Cartas reunidas em "A Barca de Gleyre" trazem à tona o lado satírico de Monteiro Lobato


CASSIANO NUNES
especial para a Folha

Foi a leitura de "A Barca de Gleyre", esse livro extraordinário que reúne a correspondência de 40 anos de Monteiro Lobato a Godofredo Rangel, seu amigo da juventude em São Paulo, que passou a vida obscuramente em terras mineiras, a origem do meu interesse especial pelo autor de "Urupês" e, mais do que isto, o estímulo para uma busca intensa do material epistolográfico do criador de Jeca Tatu.
Monteiro Lobato, não obstante a sua fama extraordinária no país, era considerado nos meios literários, até certo ponto, um escritor falhado, pois ocupado, na maturidade, com objetivos extraliterários, não fora além dos contos regionalistas e da literatura infantil. Não escrevera o grande romance de São Paulo, o romance do café ou mesmo do Vale do Paraíba, que toda a gente esperava e que ele mesmo pretendera realizar. Este achado da matéria epistolar, se considerado de muito boa qualidade, virá, de certo modo, compensar esse notável escritor pela incompletude de sua construção literária, abandonada por ele para se entregar a campanhas de objetivos econômicos, bem justificadas pelo seu patriotismo.
Sem dúvida alguma, muito se tem escrito e publicado ultimamente sobre Lobato, o que é muito bom, pois ele merece toda a nossa atenção.

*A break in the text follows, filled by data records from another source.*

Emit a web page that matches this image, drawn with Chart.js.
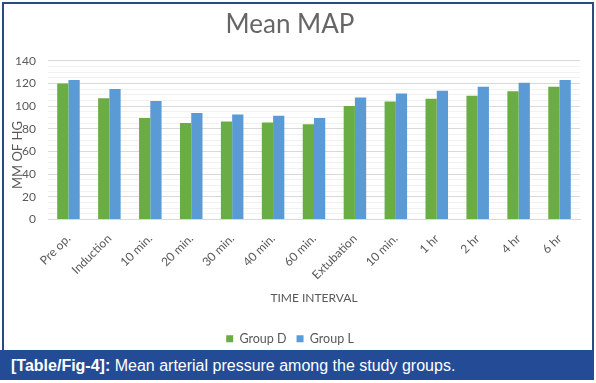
<!DOCTYPE html>
<html>
<head>
<meta charset="utf-8">
<script src="https://cdn.jsdelivr.net/npm/chart.js@4/dist/chart.umd.min.js"></script>
<style>
  html, body { margin: 0; padding: 0; background: #fff; }
  #wrap { position: relative; width: 596px; height: 383px; overflow: hidden; }
  #c { position: absolute; left: 0; top: 0; }
  #frame { position: absolute; left: 2px; top: 2px; width: 592px; height: 350px; box-sizing: border-box;
           border: 2px solid #2c4a7e; pointer-events: none; }
  #cap { position: absolute; left: 0; top: 350px; width: 594px; height: 30px; background: #244b96;
         color: #fff; font-family: "Liberation Sans", Arial, sans-serif; font-size: 16px; line-height: 31px;
         padding-left: 11px; box-sizing: border-box; white-space: nowrap; }
  #cap b { font-weight: bold; }
</style>
</head>
<body>
<div id="wrap">
  <canvas id="c" width="596" height="383"></canvas>
  <div id="frame"></div>
  <div id="cap"><b>[Table/Fig-4]:</b> Mean arterial pressure among the study groups.</div>
</div>
<script>
const categories = ['Pre op.', 'Induction', '10 min.', '20 min.', '30 min.', '40 min.', '60 min.',
                    'Extubation', '10 min.', '1 hr', '2 hr', '4 hr', '6 hr'];
const groupD = [120, 107, 89.5, 85, 86.5, 85.5, 84, 100, 104, 106.5, 109, 113, 117];
const groupL = [123, 115, 104.5, 94, 92.5, 91.5, 89.5, 107.5, 111, 113.5, 117, 120.5, 123];
const yMin = 0, yMax = 140, yMajor = 20, yMinor = 5;
const yTitle = 'MM OF HG';

const txt = '#595959';
const font = 'Lato, "Open Sans", sans-serif';

// y-axis title drawn slightly below the axis centre, overlapping tick labels like the original
const yTitlePlugin = {
  id: 'yTitle',
  afterDraw(chart) {
    const y = chart.scales.y;
    const ctx = chart.ctx;
    ctx.save();
    ctx.translate(y.left + 18, (y.top + y.bottom) / 2 + 15);
    ctx.rotate(-Math.PI / 2);
    ctx.fillStyle = txt;
    ctx.font = '13px ' + font;
    ctx.textAlign = 'center';
    ctx.textBaseline = 'middle';
    ctx.fillText(yTitle, 0, 0);
    ctx.restore();
  }
};

new Chart(document.getElementById('c'), {
  type: 'bar',
  data: {
    labels: categories,
    datasets: [
      { label: 'Group D', data: groupD, backgroundColor: '#6aad45', borderWidth: 0,
        categoryPercentage: 0.55, barPercentage: 1.0 },
      { label: 'Group L', data: groupL, backgroundColor: '#5b9bd5', borderWidth: 0,
        categoryPercentage: 0.55, barPercentage: 1.0 }
    ]
  },
  plugins: [yTitlePlugin],
  options: {
    responsive: false,
    animation: false,
    devicePixelRatio: 1,
    layout: { padding: { left: 0, right: 16, top: 0, bottom: 28 } },
    plugins: {
      title: {
        display: true, text: 'Mean MAP', color: '#666666',
        font: { family: font, size: 26, weight: 'normal' },
        padding: { top: 9, bottom: 20.5 }
      },
      legend: {
        position: 'bottom',
        labels: { color: txt, font: { family: font, size: 12.5 }, boxWidth: 7, boxHeight: 7, padding: 10 }
      },
      tooltip: { enabled: false }
    },
    scales: {
      x: {
        grid: { display: false },
        border: { display: true, color: '#d9d9d9' },
        ticks: { color: txt, font: { family: font, size: 12 }, minRotation: 45, maxRotation: 45, autoSkip: false, padding: 4 },
        title: { display: true, text: 'TIME INTERVAL', color: txt, font: { family: font, size: 12 },
                 padding: { top: 4, bottom: 17 } },
        afterFit: (s) => { s.height = 103; }
      },
      y: {
        min: yMin, max: yMax,
        border: { display: false },
        grid: {
          drawTicks: false,
          color: (ctx) => (ctx.tick && ctx.tick.value % yMajor === 0) ? '#d9d9d9' : '#f1f1f1'
        },
        ticks: {
          stepSize: yMinor, autoSkip: false, color: txt, font: { family: font, size: 12 }, padding: 12,
          callback: (v) => (v % yMajor === 0 ? v : '')
        },
        afterFit: (s) => { s.width = 48; }
      }
    }
  }
});
</script>
</body>
</html>
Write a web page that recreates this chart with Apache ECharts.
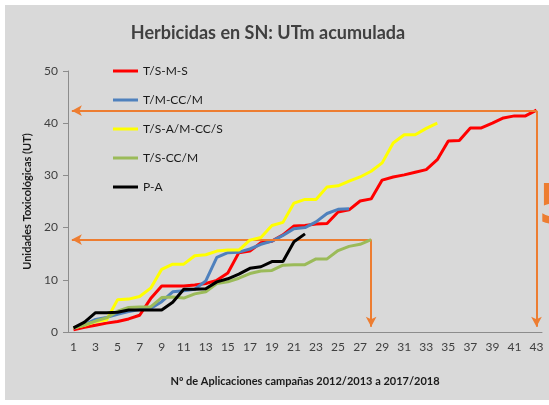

No entanto, parece-me que poucos documentos novos têm aparecido: 1º) que contribuam para aumentar o prestígio do escritor; 2º) que também ofereçam uma visão de Lobato diversa da já conhecida, da convencional. A meu ver, o estudo da correspondência inédita ou escassamente conhecida de Lobato oferecerá outra imagem, diversa, muito mais complexa.
Há contradições em Lobato que não têm sido salientadas. Por exemplo, a sua consciência da necessidade de valorizarmos a cultura popular brasileira, oriunda do interior, o seu jecatatuísmo, que mereceu comentário sorridente de Ribeiro Couto, colidia com o seu entusiasmo pelo progresso norte-americano, com suas aspirações capitalistas e tecnológicas. Sua paixão absorvente pela literatura, na juventude, foi cedendo à mentalidade fanática pelos empreendimentos siderúrgicos e petrolíferos. É verdade que, como muito bem disse Nelson Palma Travassos, seu companheiro de interesses gráficos e literários, o que permanecia sempre e atuava em Lobato, profundamente, era o "sonho literário", que se confundia às vezes com atividades ambiciosas, mirabolantes.
Segundo Travassos, o inventor de Narizinho e Emília achava que cada um desses empreendimentos fantásticos "devia dar um bom romance". Creio que não se tem chamado a atenção para um traço psicológico que, a meu ver, acompanhou Lobato em seus negócios, mesmo os mais ambiciosos: a ingenuidade. Fortemente marcado pelo exemplo de Henry Ford, o mecânico de gênio, o taubateano achava-se preparado para liderar as mais arriscadas empresas, os mais específicos organismos. Numa carta a Rangel, num hiperbolismo cômico, proclama que não é literato, mas sim metalurgista! (...)
Essa carta, remetida ao romancista Flávio de Campos, a 7 de agosto de 1939, que oferece dados biográficos do inventor (?) estrangeiro, dá plena razão a Travassos, que garantia que Lobato misturava a tendência à ficção literária com os negócios. Vou transcrever um trecho dessa missiva:
"Esta semana próxima deve tudo chegar ao fim -e vamos ter a prova. A Prova! Sabe o que significa? Interessante, Flávio, mil passos dados em ano e meio, centenas de peças construídas, de ajustamentos, de torneagens, de medições, de corta aqui, aumenta ali, de experiência e erro, de acerto final. E mil passos laterais no financiamento -catequese dos que entram com o dinheiro, debates, redução de ceticismos etc. etc. etc. Tudo isso para quê? Para obter um momentinho a que chamamos Prova Final. Ah, como eu compreendo a Mme. Curie... E quantas vezes, depois da luta ingente e tão demorada, a Prova falha... ou faltou qualquer coisa que é preciso descobrir e corrigir...
Saindo vitoriosa a Prova é provável que eu tenha de ir à América com o inventor. Não te dizia eu que este agosto iria ser caso sério?
Que romance maravilhoso há nisto, duma invenção como esta! Quem sabe se não vai ser o meu romance?". Lobato evoca depois: "A vida desse homem que conheceu todas as terras -até Bornéu e foi multimilionário. E assistiu ao incêndio de S. Francisco e se enriqueceu com os escombros. E que perdeu milhões numa irrigação dum deserto da Califórnia e perdeu no "crack' da Bolsa em 1930 15 milhões -300 mil contos. E que aos 82 estava "méndigo' em Belo Horizonte, como ele diz. E o nosso encontro foi casual". Segundo Lobato, Thomas Edison colaborou com ele, em anos de experiências... Por fim, a conclusão de Lobato: "É ou não é um romance, um Himalaia?".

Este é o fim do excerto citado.